Thursday, November 16, 2006

The Most Influential Jihadi

A new study by the U.S. Army's Combating Terrorism Center at West Point found that the most influential jihadist thinker was the Jordanian Abu Muhammed al Maqdisi, rather than deceased Al-Qaeda in Iraq leader Abu Musab al Zarqawi, top Al-Qaeda strategist Ayman al Zawahiri, or even Osama Bin Laden. But whereas Bin Laden, Zawahiri and Zarqawi have been subjects of numerous profiles and analyses, much less is known of Maqdisi.

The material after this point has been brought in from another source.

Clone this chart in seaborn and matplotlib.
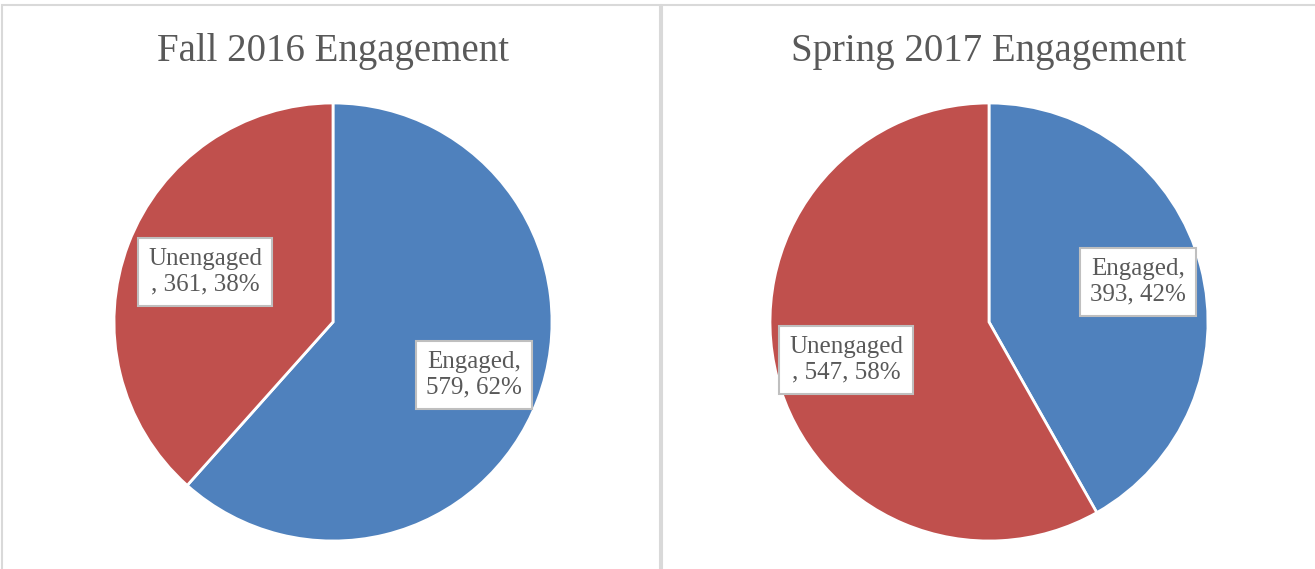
import matplotlib
matplotlib.use("Agg")
import matplotlib.pyplot as plt
from matplotlib.patches import Rectangle
import seaborn as sns

# data
titles = ["Fall 2016 Engagement", "Spring 2017 Engagement"]
categories = ["Engaged", "Unengaged"]
fall_counts = [579, 361]
spring_counts = [393, 547]
fall_pcts = [62, 38]
spring_pcts = [42, 58]

sns.set_theme(style="white")
plt.rcParams["font.family"] = ["Liberation Serif", "DejaVu Serif"]

colors = ["#4F81BD", "#C0504D"]
text_color = "#595959"

W, H = 1315, 569
fig = plt.figure(figsize=(W / 100, H / 100), dpi=100)

# panel borders
for x0, x1 in [(2, 660), (662, 1325)]:
    fig.patches.append(Rectangle((x0 / W, -0.05), (x1 - x0) / W, (H - 5) / H + 0.05,
                                 transform=fig.transFigure, fill=False,
                                 edgecolor="#D9D9D9", linewidth=1.5))

r = 219
centers = [(333, 322), (989, 322)]
# label centres in pie units (engaged, unengaged)
label_pos = [[(0.644, -0.242), (-0.584, 0.228)],
             [(0.680, 0.183), (-0.653, -0.174)]]
label_fmt = ["{cat},\n{n}, {p}%", "{cat}\n, {n}, {p}%"]

for i, (counts, pcts) in enumerate([(fall_counts, fall_pcts), (spring_counts, spring_pcts)]):
    cx, cy = centers[i]
    ax = fig.add_axes([(cx - r) / W, (H - cy - r) / H, 2 * r / W, 2 * r / H])
    ax.pie(counts, colors=colors, startangle=90, counterclock=False, radius=1,
           wedgeprops=dict(edgecolor="white", linewidth=2))
    ax.set_xlim(-1, 1)
    ax.set_ylim(-1, 1)
    ax.axis("off")
    for j, cat in enumerate(categories):
        lx, ly = label_pos[i][j]
        ax.text(lx, ly, label_fmt[j].format(cat=cat, n=counts[j], p=pcts[j]),
                ha="center", va="center", fontsize=18, color=text_color,
                linespacing=1.2,
                bbox=dict(boxstyle="square,pad=0.4", facecolor="white",
                          edgecolor="#BFBFBF", linewidth=1.5))
    fig.text(cx / W, (H - 51) / H, titles[i], ha="center", va="center",
             fontsize=28, color=text_color)

fig.savefig("out.png", dpi=100)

Earlier this year Nixon Center Research Associate Steven Brooke wrote an in-depth analysis of Maqdisi's life and ideology (including an extremely acrimonious dispute with his former student, the late Abu Musab al Zarqawi).

"For insight into Zarqawi, one needs to understand his teacher, the Palestinian- Jordanian theologian Abu Muhammad al-Maqdisi. Maqdisi devoted much of his life to churning out religious and polemical works that condemn democracy, attack Arab regimes for their apostasy and disbelief, and provide ideological guidance to holy warriors operating throughout the greater Middle East...This is indicative of a critical gap in our understanding of the contemporary salafi-jihadi movement, and especially our lack of appreciation for the disparate and often conflicting ideological strains within that movement. Examining Maqdisi's life and thought will help to fill in these critical gaps."

This looks a lot like those conflicts that pop up in every revolutionary movement. What I'd like to know is, how much influence does this "global salafi-jihadi movenment" continue to have on the Sunni insurgency? Is tackling these die-hard elements head-on an essential part of a lasting solution in Iraq? Or are they an especially violent Sunni faction that will become marginalized, once a viable three-sided deal is struck?